Customer Success By Any Other Name… Is Misleading

Sarah Dlin
The Better Story
Published in
4 min readJun 28, 2017

I usually shudder when I hear someone correcting someone’s grammar.

In person or online. It’s annoying. Gets under my skin.

Not that I don’t think of correcting grammar now and then. Of course I do. I mean, ‘use’ is a verb — not a plural form of the second-person pronoun. 😳

But I, like any good Canadian, just politely smile through the dangling modifiers and split infinitives. That glaze forms over my eyes. I try to pay attention to what you’re saying. But I can’t help correcting you in my head.

Importantly, I don’t actually correct you in person.

(Holding my tongue takes real energy.)

After using the English language for about 39 years now — I spoke exceptionally early 😉 — I’ve learned not to get bent outta shape when people chew said language to shreds. So why, after less than a year in my new role, would I feel compelled to call out an apparent do-gooder about word choice?

Here’s what happened.

I recently read an article where the author used the terms ‘customer support’ and ‘customer success’ interchangeably. And I was all:

I can’t push this one down. I can’t quietly sit by and watch the terms ‘customer support’ and ‘customer success’ get muddled.
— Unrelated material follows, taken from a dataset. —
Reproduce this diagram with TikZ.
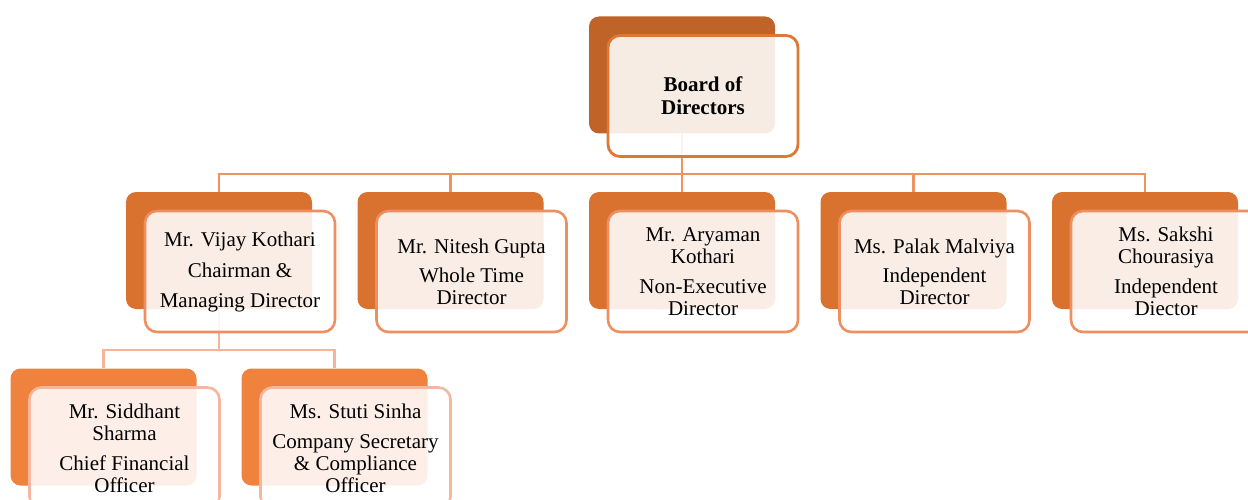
\documentclass[tikz,border=0pt]{standalone}
\usepackage{fontspec}
\setmainfont{Liberation Serif}
\definecolor{backA}{HTML}{BF6329}
\definecolor{backB}{HTML}{D9722F}
\definecolor{backC}{HTML}{EF823D}
\definecolor{lineA}{HTML}{DE7837}
\definecolor{lineB}{HTML}{ED8F60}
\definecolor{lineC}{HTML}{F4B69E}
\definecolor{connA}{HTML}{EE9464}
\definecolor{connB}{HTML}{F5B59C}
\begin{document}
\begin{tikzpicture}[x=1pt,y=-1pt,
  backbox/.style={draw=none,rounded corners=10pt,minimum width=186pt,minimum height=117pt,inner sep=0pt},
  frontbox/.style={rounded corners=12pt,minimum width=190pt,minimum height=121pt,inner sep=0pt,
    fill=white,fill opacity=0.88,text opacity=1,line width=2.6pt,align=center,
    font=\fontsize{21}{22}\selectfont},
  connone/.style={draw=connA,line width=2.6pt},
  conntwo/.style={draw=connB,line width=2.6pt}]
\useasboundingbox (0,0) rectangle (1248,500);
\clip (0,0) rectangle (1248,500);
% back boxes
\node[backbox,fill=backA] (bdb) at (682,75) {};
\node[backbox,fill=backB] (vjb) at (219,250.5) {};
\node[backbox,fill=backB] (ngb) at (450.5,250.5) {};
\node[backbox,fill=backB] (akb) at (682,250.5) {};
\node[backbox,fill=backB] (pmb) at (913.5,250.5) {};
\node[backbox,fill=backB] (scb) at (1145,250.5) {};
\node[backbox,fill=backC] (ssb) at (103.5,427) {};
\node[backbox,fill=backC] (stb) at (334.5,427) {};
% connectors
\coordinate (jone) at (682,174);
\coordinate (jtwo) at (219,350);
\draw[connone] (bdb.south) -- (jone) -| (vjb.north);
\draw[connone] (jone) -| (ngb.north);
\draw[connone] (jone) -- (akb.north);
\draw[connone] (jone) -| (pmb.north);
\draw[connone] (jone) -| (scb.north);
\draw[conntwo] (vjb.south) -- (jtwo) -| (ssb.north);
\draw[conntwo] (jtwo) -| (stb.north);
% front boxes
\node[frontbox,draw=lineA,line width=2.8pt,font=\fontsize{21}{23}\selectfont\bfseries] (bdf) at (703,96) {Board of\\Directors};
\node[frontbox,draw=lineB] (vjf) at (240,271.5) {Mr. Vijay Kothari\\[9pt]Chairman \&\\[8pt]Managing Director};
\node[frontbox,draw=lineB] (ngf) at (471.5,271.5) {Mr. Nitesh Gupta\\[7pt]Whole Time\\Director};
\node[frontbox,draw=lineB] (akf) at (703,271.5) {Mr. Aryaman\\Kothari\\[8pt]Non-Executive\\Director};
\node[frontbox,draw=lineB] (pmf) at (934.5,271.5) {Ms. Palak Malviya\\[7pt]Independent\\Director};
\node[frontbox,draw=lineB] (scf) at (1166,271.5) {Ms. Sakshi\\Chourasiya\\[8pt]Independent\\Diector};
\node[frontbox,draw=lineC] (ssf) at (124.5,448) {Mr. Siddhant\\Sharma\\[8pt]Chief Financial\\Officer};
\node[frontbox,draw=lineC] (stf) at (355.5,448) {Ms. Stuti Sinha\\[8pt]Company Secretary\\\& Compliance\\Officer};
\end{tikzpicture}
\end{document}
Customer Support and Customer Success are not the same thing.

First things first: what is customer success?

I’ve been reading a lot about customer/user success lately. I’ve read blogs. I’ve read ebooks. And I’ve read bound books — you know, the papery kind. The one thing that keeps cropping up in these expertly written pieces is this:

Customer success is about creating healthy users that advocate for your brand.

The philosophy for customer success goes something like this: if you create a positive experience for the user — from onboarding to emails to in-app interactions — and if you help the user find increasing value in your product, not only will they stick around but they’ll also be happy to promote (and help grow) your company.
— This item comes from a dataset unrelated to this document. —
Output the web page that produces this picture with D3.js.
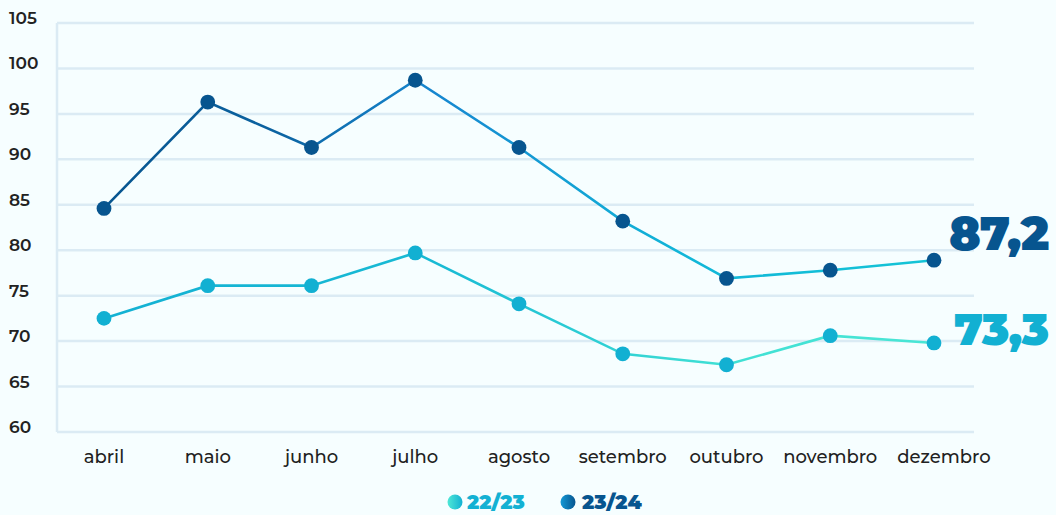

That’s customer success. It’s turning customers into successful customers.

Those specializing in customer support may argue that support does the same thing. But I wouldn’t and can’t agree. Customer support isn’t the same as success. It’s close enough that you can see how someone would fail to see the distinction, of course. Here’s what customer support and customer success have most obviously in common:

  • They’re both customer-facing
  • They both require thorough knowledge of the product
  • They both often start at the point of purchase or immediately following it

But customer support enters the room when the shit hits the fan

The customer support chat bubble is only available during a business’s operating hours.

That, to me, says everything.

Customer support is reactive.

Customer success is proactive and far-sighted. It takes time and nurturing to develop. It employs health indices to predict users’ susceptibility to product/service failure. And, if done correctly, it avoids the shit ever getting close to the fan.

Because the ultimate measure of user success in a subscription business like SaaS is a customer who increasingly receives value from the service, in customer success, when the user is successful, everyone in the relationship wins. Is the same true for support?

Customer success contributes to the overall positive experience of healthy users — customer support hopes the user is feeling healthy

Approached from a proactive and holistic approach, customer success keep a watchful eye over all the measures of a successful user — not just whether the customer is reaching out to register a complaint.

While both customer support and customer success hone in on user retention, customer success goes further than retention and, with the assistance of customer data, takes retention to the next level. How? By creating loyal users who are happy to promote your company.

Why the distinction matters

As the VP for User Success at Airstory, I’m invested in clarifying the difference between support and success.

(Point of clarification: It’s not just the user success leads that need to actively discern between these two often-confused terms. Customer success — what it is and what it isn’t — should be central to every member of a team that has monthly recurring revenue (MRR) at its core. As Lincoln Murphy holds, customer success is an organizational approach to growth. And what member of a lean startup wouldn’t want to learn how to improve growth?)

Perhaps I’ve given you the impression that customer success is more important than customer support. My bad. I really don’t believe the two are, or should be, mutually exclusive. They’re different. But complementary.

Customer success can hardly be successful without customer support. Reactive support is necessary because, well, stuff happens.

Similarly, a business strong in customer support but lacking customer success won’t require support for long.

As pedantic as it might appear, not correcting individuals (even passively) who should know better feeds the belief that customer success is a branch, a perk, of stellar customer support. It is not. Customer success is an approach — a growth philosophy — all its own.